15.5.06

Foucault e o fim da filosofia

Xeque-mate. Essa é uma ótima expressão para a contribuição do pensador francês Michel Foucault ao debate filosófico. A sua teoria do discurso – ou melhor, sua análise teórica alicerçada na noção de discurso – é um divisor histórico, que produz, de uma forma contundente, um corte anestésico, até hoje inescapável para a filosofia enquanto campo de saber.
Na verdade, esse corte acaba deixando seqüelas em todas as diferentes esferas do conhecimento. Isso porque o aparato teórico de Foucault, e o próprio desdobramento de seu detalhado texto, concorrem para determinar um âmbito de análise que não permite a circunscrição de um saber em nenhuma especificidade, sem que isso denote todo o jogo de poder que acaba dissimulado – ou ignorado – no desenrolar da sistemática.
Ora, o que a especificidade faz é sancionar o significante na figura do conceito. Nesse sentido, a filosofia se mostra tão ideológica quanto qualquer campo de saber que se queira situar numa ordem de valor menos sofisticada.
Estabelecer para o próprio saber um lugar específico e limítrofe de movimentação é o crime da filosofia – como é o crime de qualquer organização positivista do conhecimento –, crime este que aparece desnudado no traçado teórico da análise foucaultiana (aliás, Foucault acaba enquadrando a própria originalidade de seu texto: depois de Foucault, não podemos chamar mais ninguém de foucaultiano. Foucaultiano, só o próprio, e mesmo assim...). A arqueologia do saber traz para o primeiro plano aquilo que fica sempre sublimado pela lógica totalizante do discurso.
O que aparece em todo o minucioso texto de Foucault é o fato de que a filosofia se move refém do próprio objeto que delimitou. Isso fica bem clarificado quando se analisa a forma como Foucault avalia a aparição da questão crítica em Kant. O pensador francês propõe que a crítica kantiana acaba servindo, por uma via transversa, como o principal aparato de legitimação dos discursos de especificidade. Isso porque a crítica cria uma situação moral para o discurso, que se perpetua alicerçado no apêndice crítico como saber-de-si do conceito. Em outras palavras, o conceito, em sua especificidade, traz a figura de saber para o jogo do álibi da auto-reflexividade.

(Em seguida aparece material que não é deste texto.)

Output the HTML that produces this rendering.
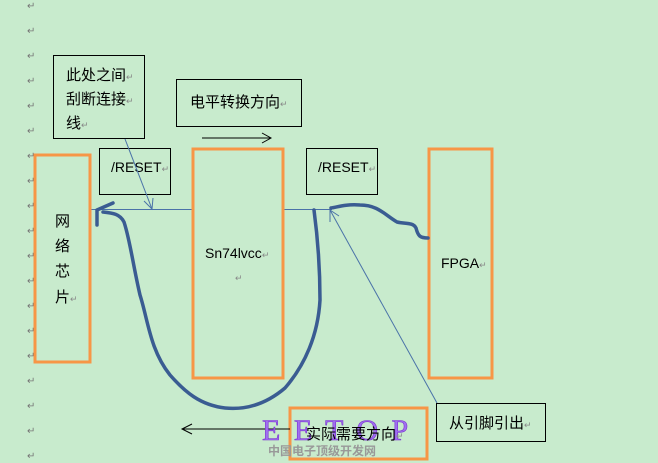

Todo esse xadrez discursivo só faz uma vítima: o próprio processo histórico ele mesmo. É a História que se apaga nos fixismos auto-referendados. É, em termos hegelianos, a consciência-de-si do conceito, que tira o próprio da linha de tiro. A consciência-de-si é o estágio do espírito no qual a própria consciência se descobre. Ao se descobrir, contudo, ela cria uma ilusão de saber que é a sua própria tautologia. Ela acaba perpetuando sua alienação por uma via de simulação, visto que aparenta ter descoberto as leis gerais que regem seu funcionamento. O afogamento do aleatório como possibilidade – mais: como fato – é o xeque-mate de qualquer reflexão.
A incerteza do saber, a maleabilidade histórica dos enunciados e sua tendência inescapável para o jogo, é isso o que o discurso filosófico oculta por sob as vestes de um véu errante, que protege de forma tautológica o seu próprio estatuto. Nisso, o que faz é inibir a emancipação do objeto-saber de suas amarras institucionais.
A descontinuidade que ocorre na forma da filosofia, em sua maneira de ser diante de tudo aquilo que representa e em tudo aquilo com o qual estabelece articulação acaba não resistindo mais ao processo analítico. Graças a Foucault. A representação da representação, disfarçada de apresentação, cria um processo de procuração que interdita o saber, vinculando-o ao jogo masoquista da instituição. E é exatamente isso que a (grande) parte messiânica do “debate” contemporâneo ainda não percebeu. A bravata do gênero se mantém. Até por que, segundo Foucault, é exatamente esse elemento – o gênero – que caracteriza, no geral, o corte epistemológico que se realiza na época clássica. Epistemologia essa que é tão adjetiva quanto redundante, visto que é o próprio saber-de-si como dado imagético que se estabelece no corte.
Em termos do que resiste sob a inércia histórica do carimbo filosófico, é um rei em xeque que a pretensa filosofia contemporânea mantém em voga. O tabuleiro está parado, e não há movimento a fazer. Em um dos lados, a filosofia segura o rei, atônita, rodopiando-o por entre os dedos, sem ter mais para onde se mover, senão em volta de si mesma. Seu oponente, este já se levantou, já saiu do recinto; mas deixou, em sua obra – que descansa o gozo da vitória, o gozo da autoria, no assento frontal –, a lembrança fatal de um movimento teórico de amplitude ímpar, que decreta o xeque-mate do jogo, nos provocando a um único desdobramento possível: continuar a partida sem o rei.